Chinese Finger Traps and the Danger of Comparison

Chinese Finger Traps and the Danger of Comparison

Today we welcome Erin Feldman as our guest author! You’ve seen Erin around Life, for instance before. Visit her site and check out the writing, coaching and consulting services she offers,and her cool drawings!

I tend to think that comparing myself to others is akin to a Chinese finger trap. The more I compare myself to others, the harder it is to escape. The less I compare myself to others, the easier it is to be me. I’m free, and I’m free to create.

Unfortunately, it’s all too easy to fall into the comparison trap, especially when I work or spend time with people who share the same passion for art, writing, or other creative pursuits. I find myself wishing I could draw or paint like the person standing at the easel next to me can. I want to be able to craft a poem or other piece of writing in the same way a classmate has.

It’s dangerous to dwell on those wishes and desires; they can cause me to become discouraged or arrogant. In the first case, I become disheartened because I begin to believe that my work can’t begin to compare with other people’s work. I lose the desire to create the more I dwell on that idea. I might decide that it’s better to not create than to create something that may or may not be as good as the work of another person.

In the second case, I become unteachable.

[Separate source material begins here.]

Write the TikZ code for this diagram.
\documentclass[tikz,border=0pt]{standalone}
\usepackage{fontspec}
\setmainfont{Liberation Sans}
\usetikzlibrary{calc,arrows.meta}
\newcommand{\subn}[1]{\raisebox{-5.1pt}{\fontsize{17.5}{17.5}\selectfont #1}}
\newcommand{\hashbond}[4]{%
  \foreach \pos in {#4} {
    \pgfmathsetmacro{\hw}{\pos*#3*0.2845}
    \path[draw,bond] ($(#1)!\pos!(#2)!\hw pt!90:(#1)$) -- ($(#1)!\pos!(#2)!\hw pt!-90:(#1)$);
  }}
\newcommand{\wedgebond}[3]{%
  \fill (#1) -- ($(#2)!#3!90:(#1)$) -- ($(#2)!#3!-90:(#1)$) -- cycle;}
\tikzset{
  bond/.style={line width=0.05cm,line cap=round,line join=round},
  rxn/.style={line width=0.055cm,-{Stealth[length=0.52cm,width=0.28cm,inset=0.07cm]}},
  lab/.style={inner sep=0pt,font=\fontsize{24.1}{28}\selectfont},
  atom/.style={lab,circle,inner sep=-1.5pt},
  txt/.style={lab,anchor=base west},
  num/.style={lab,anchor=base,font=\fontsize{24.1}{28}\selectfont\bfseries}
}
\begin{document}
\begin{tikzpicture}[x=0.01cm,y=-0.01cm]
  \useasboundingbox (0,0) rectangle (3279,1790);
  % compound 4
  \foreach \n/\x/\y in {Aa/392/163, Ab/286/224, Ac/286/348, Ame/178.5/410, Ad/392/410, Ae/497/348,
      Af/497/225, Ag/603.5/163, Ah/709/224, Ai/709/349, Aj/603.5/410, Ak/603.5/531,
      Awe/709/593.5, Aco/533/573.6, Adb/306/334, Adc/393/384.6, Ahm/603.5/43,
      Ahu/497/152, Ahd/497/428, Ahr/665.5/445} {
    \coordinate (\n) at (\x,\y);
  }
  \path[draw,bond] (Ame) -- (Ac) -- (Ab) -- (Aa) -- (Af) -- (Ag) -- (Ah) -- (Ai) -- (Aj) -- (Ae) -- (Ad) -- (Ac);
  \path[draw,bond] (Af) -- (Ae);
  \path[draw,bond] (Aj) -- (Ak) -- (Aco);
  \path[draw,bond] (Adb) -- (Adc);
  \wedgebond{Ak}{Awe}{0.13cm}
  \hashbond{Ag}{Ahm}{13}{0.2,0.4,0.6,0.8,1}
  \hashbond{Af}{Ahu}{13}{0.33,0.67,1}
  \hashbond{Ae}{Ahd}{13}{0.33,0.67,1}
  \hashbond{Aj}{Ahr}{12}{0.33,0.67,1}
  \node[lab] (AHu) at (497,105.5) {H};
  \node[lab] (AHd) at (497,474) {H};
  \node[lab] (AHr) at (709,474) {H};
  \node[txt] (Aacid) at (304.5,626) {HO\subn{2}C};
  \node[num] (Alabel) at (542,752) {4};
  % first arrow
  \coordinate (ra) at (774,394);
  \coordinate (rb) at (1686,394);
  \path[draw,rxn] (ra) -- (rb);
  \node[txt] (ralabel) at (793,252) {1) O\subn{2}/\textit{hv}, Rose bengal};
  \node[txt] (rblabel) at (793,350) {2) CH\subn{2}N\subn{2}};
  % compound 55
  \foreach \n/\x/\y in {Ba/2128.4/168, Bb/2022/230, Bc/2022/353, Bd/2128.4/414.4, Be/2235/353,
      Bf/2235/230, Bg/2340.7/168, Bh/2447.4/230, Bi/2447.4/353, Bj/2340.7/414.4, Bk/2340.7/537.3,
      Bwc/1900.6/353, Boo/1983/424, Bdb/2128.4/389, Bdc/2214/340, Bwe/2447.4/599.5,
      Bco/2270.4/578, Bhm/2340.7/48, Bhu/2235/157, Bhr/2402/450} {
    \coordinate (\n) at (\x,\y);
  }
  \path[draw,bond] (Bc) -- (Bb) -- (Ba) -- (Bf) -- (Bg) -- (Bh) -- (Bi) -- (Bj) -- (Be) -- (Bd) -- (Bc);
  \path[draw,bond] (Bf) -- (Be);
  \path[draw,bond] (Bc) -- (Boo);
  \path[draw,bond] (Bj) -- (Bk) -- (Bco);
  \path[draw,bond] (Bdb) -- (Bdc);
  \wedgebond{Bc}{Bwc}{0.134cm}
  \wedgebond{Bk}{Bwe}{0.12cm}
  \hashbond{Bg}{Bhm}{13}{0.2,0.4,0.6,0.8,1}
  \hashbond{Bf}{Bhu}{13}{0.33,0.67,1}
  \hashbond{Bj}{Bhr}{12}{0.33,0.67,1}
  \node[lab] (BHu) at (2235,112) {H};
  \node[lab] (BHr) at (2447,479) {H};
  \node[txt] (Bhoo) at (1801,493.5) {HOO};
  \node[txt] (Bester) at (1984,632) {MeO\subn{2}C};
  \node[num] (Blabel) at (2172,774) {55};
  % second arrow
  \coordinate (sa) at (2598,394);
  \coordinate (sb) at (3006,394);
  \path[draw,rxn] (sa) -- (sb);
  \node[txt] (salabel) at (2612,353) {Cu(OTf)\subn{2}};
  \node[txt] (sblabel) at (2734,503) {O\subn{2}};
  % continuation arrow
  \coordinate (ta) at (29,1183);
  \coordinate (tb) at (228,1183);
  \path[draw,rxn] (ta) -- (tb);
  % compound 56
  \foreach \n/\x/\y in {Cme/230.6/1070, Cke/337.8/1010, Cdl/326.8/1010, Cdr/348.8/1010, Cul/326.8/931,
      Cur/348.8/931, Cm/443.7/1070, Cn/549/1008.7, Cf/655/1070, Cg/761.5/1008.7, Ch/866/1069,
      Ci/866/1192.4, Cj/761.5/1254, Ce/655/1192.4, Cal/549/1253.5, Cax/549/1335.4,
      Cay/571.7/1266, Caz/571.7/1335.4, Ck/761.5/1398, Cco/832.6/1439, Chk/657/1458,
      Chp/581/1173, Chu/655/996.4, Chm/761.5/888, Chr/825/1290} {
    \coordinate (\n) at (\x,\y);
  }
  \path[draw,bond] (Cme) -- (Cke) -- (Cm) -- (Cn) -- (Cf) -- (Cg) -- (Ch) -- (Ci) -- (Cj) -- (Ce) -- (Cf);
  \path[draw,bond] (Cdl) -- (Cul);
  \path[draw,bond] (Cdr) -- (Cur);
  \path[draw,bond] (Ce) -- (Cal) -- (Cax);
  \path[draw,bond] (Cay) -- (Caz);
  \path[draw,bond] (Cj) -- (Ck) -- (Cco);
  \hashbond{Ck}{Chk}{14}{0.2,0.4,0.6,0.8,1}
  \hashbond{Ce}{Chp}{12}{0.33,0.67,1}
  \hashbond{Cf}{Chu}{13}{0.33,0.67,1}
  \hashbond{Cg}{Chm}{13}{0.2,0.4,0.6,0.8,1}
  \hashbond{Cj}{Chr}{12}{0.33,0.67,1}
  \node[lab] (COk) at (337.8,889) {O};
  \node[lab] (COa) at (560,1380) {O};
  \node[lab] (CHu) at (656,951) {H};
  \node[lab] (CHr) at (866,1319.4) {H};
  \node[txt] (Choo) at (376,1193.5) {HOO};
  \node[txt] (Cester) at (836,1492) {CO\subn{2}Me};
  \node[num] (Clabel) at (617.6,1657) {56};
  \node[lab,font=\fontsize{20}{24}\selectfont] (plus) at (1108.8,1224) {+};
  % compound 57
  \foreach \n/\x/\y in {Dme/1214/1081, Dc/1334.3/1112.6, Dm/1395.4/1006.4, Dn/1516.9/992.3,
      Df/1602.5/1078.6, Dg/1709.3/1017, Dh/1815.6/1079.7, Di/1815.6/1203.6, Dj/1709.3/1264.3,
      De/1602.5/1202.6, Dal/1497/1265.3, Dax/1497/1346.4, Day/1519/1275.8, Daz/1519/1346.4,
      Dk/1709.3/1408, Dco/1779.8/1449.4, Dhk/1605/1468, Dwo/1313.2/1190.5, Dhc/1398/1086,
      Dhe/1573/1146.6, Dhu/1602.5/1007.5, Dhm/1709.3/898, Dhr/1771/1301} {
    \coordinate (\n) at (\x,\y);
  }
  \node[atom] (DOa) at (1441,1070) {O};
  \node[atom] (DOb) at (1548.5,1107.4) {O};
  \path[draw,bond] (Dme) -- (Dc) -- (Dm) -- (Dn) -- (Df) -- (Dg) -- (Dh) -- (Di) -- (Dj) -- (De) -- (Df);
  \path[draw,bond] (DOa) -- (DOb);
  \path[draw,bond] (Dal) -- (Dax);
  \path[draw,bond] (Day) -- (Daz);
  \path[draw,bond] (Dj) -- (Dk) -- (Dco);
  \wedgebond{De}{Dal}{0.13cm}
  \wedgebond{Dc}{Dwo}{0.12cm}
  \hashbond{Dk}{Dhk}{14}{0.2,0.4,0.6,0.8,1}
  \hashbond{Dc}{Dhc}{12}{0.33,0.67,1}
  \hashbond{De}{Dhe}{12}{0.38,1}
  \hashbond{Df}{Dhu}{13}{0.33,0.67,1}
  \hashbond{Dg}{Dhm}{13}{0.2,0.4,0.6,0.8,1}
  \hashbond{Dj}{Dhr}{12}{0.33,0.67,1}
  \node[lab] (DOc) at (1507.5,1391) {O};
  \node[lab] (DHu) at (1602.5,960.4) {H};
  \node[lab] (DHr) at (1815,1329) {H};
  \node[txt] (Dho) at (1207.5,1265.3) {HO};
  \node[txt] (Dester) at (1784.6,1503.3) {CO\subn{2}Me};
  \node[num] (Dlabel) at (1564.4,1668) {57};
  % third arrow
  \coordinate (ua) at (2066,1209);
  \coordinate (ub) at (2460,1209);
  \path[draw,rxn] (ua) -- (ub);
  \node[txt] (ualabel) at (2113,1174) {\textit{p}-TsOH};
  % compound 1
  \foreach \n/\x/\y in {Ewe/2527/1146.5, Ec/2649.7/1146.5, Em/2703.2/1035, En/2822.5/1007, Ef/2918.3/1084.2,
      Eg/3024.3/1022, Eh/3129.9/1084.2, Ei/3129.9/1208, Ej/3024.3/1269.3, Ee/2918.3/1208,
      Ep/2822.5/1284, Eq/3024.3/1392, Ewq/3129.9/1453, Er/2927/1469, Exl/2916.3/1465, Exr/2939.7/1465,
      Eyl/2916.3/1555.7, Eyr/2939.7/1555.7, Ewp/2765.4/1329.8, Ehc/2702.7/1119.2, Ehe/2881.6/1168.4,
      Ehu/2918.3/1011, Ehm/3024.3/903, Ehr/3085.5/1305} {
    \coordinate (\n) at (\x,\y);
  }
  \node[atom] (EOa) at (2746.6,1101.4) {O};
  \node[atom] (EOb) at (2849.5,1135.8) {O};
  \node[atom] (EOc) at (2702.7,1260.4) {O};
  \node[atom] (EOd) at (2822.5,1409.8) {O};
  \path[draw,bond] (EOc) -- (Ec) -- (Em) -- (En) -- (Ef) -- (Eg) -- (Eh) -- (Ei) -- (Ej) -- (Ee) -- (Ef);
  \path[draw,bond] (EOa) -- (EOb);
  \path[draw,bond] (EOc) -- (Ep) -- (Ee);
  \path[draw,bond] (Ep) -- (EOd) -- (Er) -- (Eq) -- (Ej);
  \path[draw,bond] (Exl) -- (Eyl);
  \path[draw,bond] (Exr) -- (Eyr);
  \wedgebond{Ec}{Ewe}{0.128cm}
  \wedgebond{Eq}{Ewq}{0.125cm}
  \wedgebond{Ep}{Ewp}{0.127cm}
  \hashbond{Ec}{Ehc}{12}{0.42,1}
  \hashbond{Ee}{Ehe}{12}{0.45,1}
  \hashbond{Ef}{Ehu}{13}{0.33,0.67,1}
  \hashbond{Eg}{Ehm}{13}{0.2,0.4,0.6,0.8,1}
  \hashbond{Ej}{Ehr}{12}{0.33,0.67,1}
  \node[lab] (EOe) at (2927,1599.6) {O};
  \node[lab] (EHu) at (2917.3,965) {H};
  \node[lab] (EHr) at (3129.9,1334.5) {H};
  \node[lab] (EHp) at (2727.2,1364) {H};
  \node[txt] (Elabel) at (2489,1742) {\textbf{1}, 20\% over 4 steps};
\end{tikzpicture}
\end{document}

I believe that my work is so good that I don’t need anybody else. I decide to create my work in a vacuum. Doing so is isolating, but it is safe. A vacuum ensures that I only fill the space with a few people who are going to say what I want them to say; that is, that my work is the end-all, be-all and that I’m the most amazing person to grace the planet.

The secret to not becoming trapped in the comparison trap? I think it lies in a delicate balance. I need to spend time with people who share my passions; they help me to grow as an artist and as a person. At the same time, I can’t become so enraptured with their work that I start to neglect my own. I have to do my own work. As my acquaintance, Brett Henley, says, “You have something to share, [including] expertise. People are waiting for YOU specifically.” If I’m constantly comparing myself to others, I can’t share that something. I’m trapped in a trap of my own making.

Have you ever been caught in the comparison trap? How did you escape?